Oliver was one of the top contact hitters in baseball for most of his career, including nine consecutive .300 hitting seasons from 1976-84. He started on five first place Pirates teams including the 1971 World Champions, and ended his career with 2743 hits and a .303 batting average along with 529 doubles, 77 triples and 219 home runs - excellent numbers for a player who played in a pitching/defense dominated era. 1490 of those hits were in a Pirates uniform before he was traded in the Bert Blyleven deal.

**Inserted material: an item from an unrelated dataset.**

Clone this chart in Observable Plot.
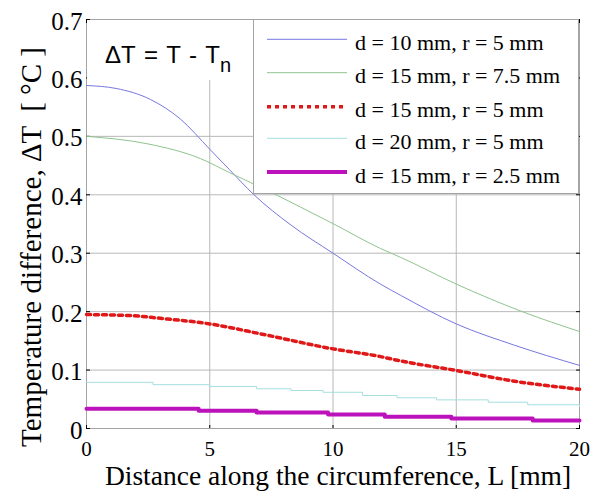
<!DOCTYPE html>
<html><head><meta charset="utf-8">
<script src="https://cdn.jsdelivr.net/npm/d3@7"></script>
<script src="https://cdn.jsdelivr.net/npm/@observablehq/plot@0.6"></script>
<style>
body{margin:0;background:#fff;}
#wrap{position:relative;width:601px;height:493px;overflow:hidden;}
.ov{position:absolute;}
</style></head><body><div id="wrap"></div>
<script>
// ---- data ----
const xTicks = [0, 5, 10, 15, 20];
const yTicks = [0, 0.1, 0.2, 0.3, 0.4, 0.5, 0.6, 0.7];
const yTickLabels = ["0", "0.1", "0.2", "0.3", "0.4", "0.5", "0.6", "0.7"];
const xLabel = "Distance along the circumference, L [mm]";
const yLabel = "Temperature difference, \u0394T  [ \u00B0C ]";
const seriesNames = ["d = 10 mm, r = 5 mm", "d = 15 mm, r = 7.5 mm", "d = 15 mm, r = 5 mm", "d = 20 mm, r = 5 mm", "d = 15 mm, r = 2.5 mm"];
const seriesColors = ["#7777e0", "#8fc48f", "#e01818", "#a6dede", "#bb12bb"];

const L1 = [0, 1.2, 2.6, 3.8, 5, 5.8, 6.77, 8.3, 10, 11.93, 12.74, 15, 17.33, 20];
const T1 = [0.587, 0.582, 0.563, 0.530, 0.478, 0.443, 0.401, 0.348, 0.300, 0.247, 0.228, 0.179, 0.143, 0.108];
const L2 = [0, 2.5, 4.62, 5.8, 7.5, 8.68, 10.03, 11.93, 12.74, 15.01, 17.74, 20];
const T2 = [0.500, 0.487, 0.462, 0.438, 0.404, 0.379, 0.350, 0.308, 0.293, 0.247, 0.199, 0.166];
const L3 = [0, 1.9, 2.9, 5, 7.06, 9.9, 11.93, 12.7, 15.04, 17.5, 19.8, 20];
const T3 = [0.195, 0.193, 0.189, 0.179, 0.162, 0.137, 0.123, 0.116, 0.099, 0.080, 0.068, 0.067];
const L4 = [0, 2.7, 5.0, 6.9, 8.3, 9.6, 11.2, 12.6, 14.2, 16.3, 17.9, 20];
const T4 = [0.079, 0.075, 0.072, 0.068, 0.065, 0.062, 0.0565, 0.0526, 0.049, 0.045, 0.0406, 0.038];
const L5 = [0, 4.55, 6.9, 9.8, 12.1, 14.8, 18.1, 20];
const T5 = [0.0337, 0.0303, 0.0274, 0.024, 0.020, 0.0171, 0.0137, 0.0137];

const Ls = [L1, L2, L3, L4, L5];
const Ts = [T1, T2, T3, T4, T5];
const series = Ls.map((L, k) => L.map((x, i) => ({L: x, T: Ts[k][i]})));
const lineStyles = [
  {strokeWidth: 1, curve: "monotone-x"},
  {strokeWidth: 1, curve: "monotone-x"},
  {strokeWidth: 3.5, strokeDasharray: "4 4", curve: "monotone-x"},
  {strokeWidth: 1, curve: "step-after"},
  {strokeWidth: 4, curve: "step-after"}
];

const serif = "'Liberation Serif','Times New Roman',serif";
const yFmt = new Map(yTicks.map((v, i) => [v, yTickLabels[i]]));

const plot = Plot.plot({
  width: 601, height: 493,
  marginLeft: 86, marginRight: 22, marginTop: 19, marginBottom: 65,
  style: {fontFamily: serif, background: "white", color: "black"},
  x: {domain: [0, 20]},
  y: {domain: [0, 0.7]},
  marks: [
    Plot.gridX(xTicks.slice(1, -1), {stroke: "#b8b8b8", strokeOpacity: 1}),
    Plot.gridY(yTicks.slice(1, -1), {stroke: "#b8b8b8", strokeOpacity: 1}),
    Plot.frame({stroke: "#a4a4a4"}),
    Plot.axisX(xTicks, {anchor: "bottom", tickSize: -3, text: null, label: null, stroke: "black"}),
    Plot.axisX(xTicks, {anchor: "top", tickSize: -3, text: null, label: null, stroke: "black"}),
    Plot.axisY(yTicks, {anchor: "left", tickSize: -4, text: null, label: null, stroke: "black"}),
    Plot.axisY(yTicks, {anchor: "right", tickSize: -4, text: null, label: null, stroke: "black"}),
    Plot.axisX(xTicks, {anchor: "bottom", tickSize: 0, tickPadding: 13, fontSize: 21, fontVariant: "normal", label: null, tickFormat: d => String(d)}),
    Plot.axisY(yTicks, {anchor: "left", tickSize: 0, tickPadding: 4, fontSize: 25, fontVariant: "normal", label: null, tickFormat: d => yFmt.get(d), dy: 2}),
    ...series.map((s, k) => Plot.line(s, {x: "L", y: "T", stroke: seriesColors[k], ...lineStyles[k]})),
    Plot.text([xLabel], {frameAnchor: "bottom", lineAnchor: "bottom", dy: 56, dx: 5, fontSize: 27.5}),
    Plot.text([yLabel], {frameAnchor: "left", textAnchor: "middle", lineAnchor: "middle", rotate: -90, dx: -55, dy: 23, fontSize: 29})
  ]
});
d3.select(plot).selectAll("text").style("font-family", serif);

const wrap = document.getElementById("wrap");
wrap.appendChild(plot);

// annotation box (white, hides grid)
const ann = d3.select(wrap).append("svg").attr("class", "ov")
  .style("left", "87px").style("top", "20px").attr("width", 166).attr("height", 60);
ann.append("rect").attr("width", 166).attr("height", 60).attr("fill", "white");
const annText = ann.append("text").attr("x", 18).attr("y", 43)
  .style("font-family", "'Liberation Sans',Arial,sans-serif").attr("font-size", 24).attr("fill", "black")
  .attr("word-spacing", 2);
annText.append("tspan").text("\u0394T = T - T");
annText.append("tspan").attr("font-size", 20).attr("dy", 9).text("n");

// legend
const lg = d3.select(wrap).append("svg").attr("class", "ov")
  .style("left", "253px").style("top", "19px").attr("width", 327).attr("height", 175);
lg.append("rect").attr("x", 0.5).attr("y", 0.5).attr("width", 325).attr("height", 174)
  .attr("fill", "white").attr("stroke", "#a4a4a4");
const rowY = [20.3, 53.7, 87.7, 119.3, 153];
seriesNames.forEach((name, k) => {
  const st = lineStyles[k];
  lg.append("line").attr("x1", 14).attr("x2", 94).attr("y1", rowY[k]).attr("y2", rowY[k])
    .attr("stroke", seriesColors[k]).attr("stroke-width", st.strokeWidth)
    .attr("stroke-dasharray", st.strokeDasharray || null);
  lg.append("text").attr("x", 102).attr("y", rowY[k] + 10.5)
    .style("font-family", serif).attr("font-size", 22).attr("fill", "black").text(name);
});
</script>
</body></html>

Vada Pinson is the only eligible player with more hits than Oliver who has not been inducted. The problem with Oliver's candidacy is that every other aspect of his game hurts him: he wasn't a good fielder (despite starting in center field here for six years), he hardly walked at all, he grounded into a lot of double plays, and he didn't steal many bases and got caught almost as much as he was successful. Only one of his skills was Hall of Fame caliber, which isn't enough.

Kratz Gone
Catcher Erik Kratz signed with the Phillies, where he'll catch at AAA Lehigh Valley and provide depth in case a major league catcher gets injured. Kratz hit .274/.380/.496 for Indianapolis last year. He also came up to Pittsburgh for a while during one of the several Ryan Doumit injuries. Behind the plate he looked like Johnny Bench in comparison to Doumit, and backed it up by throwing out four of seven base stealers. The Pirates will need to look for another strong AAA catcher given that both Chris Snyder and Ryan Doumit are injury-prone.

No Coaching News Yet
Clint Hurdle did not insist on the right to choose his entire coaching staff, and the Pirates did not give it. This means that it's up in the air whether Tony Beasley will be back as third base coach. I don't see why he would be though. How many outs were made between second and third last year? That is Beasley's responsibility. It's true that he was coaching third base during the "two men on third" debacle which cost the Pirates a game. Things like that can't happen on the 2011 WFC team. There is no shortage of good baseball men who can coach third base.